Origin: Nyugauchi, Aki-shi, Kochi Prefecture.
Cultivar: Yabukita
Early infusions have marine air notes in both aroma and taste, with mild-medium astringency. This tea produces a number of infusions, with a variety of tastes, with mellow notes and slight sweetness in later infusions. It is a tea that takes a bit to get to know, but rewards the drinker with a variety of taste experiences. Grandmother Komatsu "Obaachan" is 96 years old this year and still active in the family tea business, located on their family tea farm on a slope in the deep mountains of Kochi Prefecture. She lets the younger family members do the heavy work of the tea farm, but still with packaging and "supervising",  as well as tending her garden and still doing lots of cooking. Per the family, "We drink this tea every day with our meals. It is naturally grown in gorgeous Kochi weather under plenty of rain, fully raised naturally without any chemical fertilizer. That's why the aroma and taste are so gentle...."
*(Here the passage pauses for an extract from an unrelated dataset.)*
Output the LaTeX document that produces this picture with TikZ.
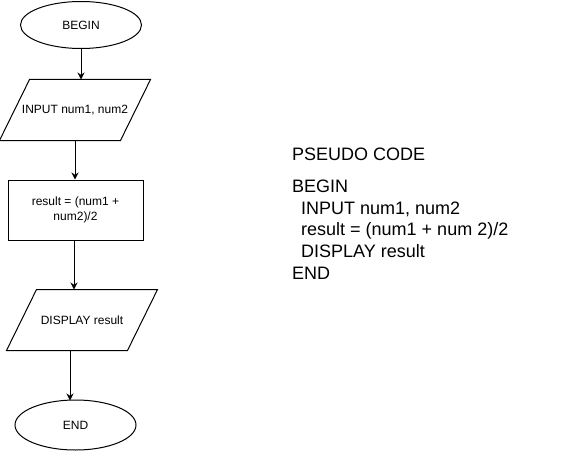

Tosa Han (Tosa Province) is the feudal era name of the region comprising present-day Kouchi Prefecture, on the island of Shikoku. It covers a good portion of the southern and western ends of the island; facing out to the Pacific Ocean, but also with considerable mountain and valley area in the interior. It is not well-known, even in Japan, as a tea growing region; but I was surprised to learn that even during the Edo Period (1600-1868,) under the rule of the Yamauchi Clan; tea was produced and sent as an export item of the province to Osaka as part of the growing merchant economy of the time.
Much of Tosa Tea is grown in the Niyodogawa River Valley, in western Kouchi, but this tea, however, is grown on the eastern side of the prefecture in an area called Nyugauchi, east of the city of Aki, at the upper basin of the Ioki River. This mountainous region has the prerequisites for good tea growing in Japan; river valleys that have appropriate climate changes from morning to evening, good rainfall, and rich soil.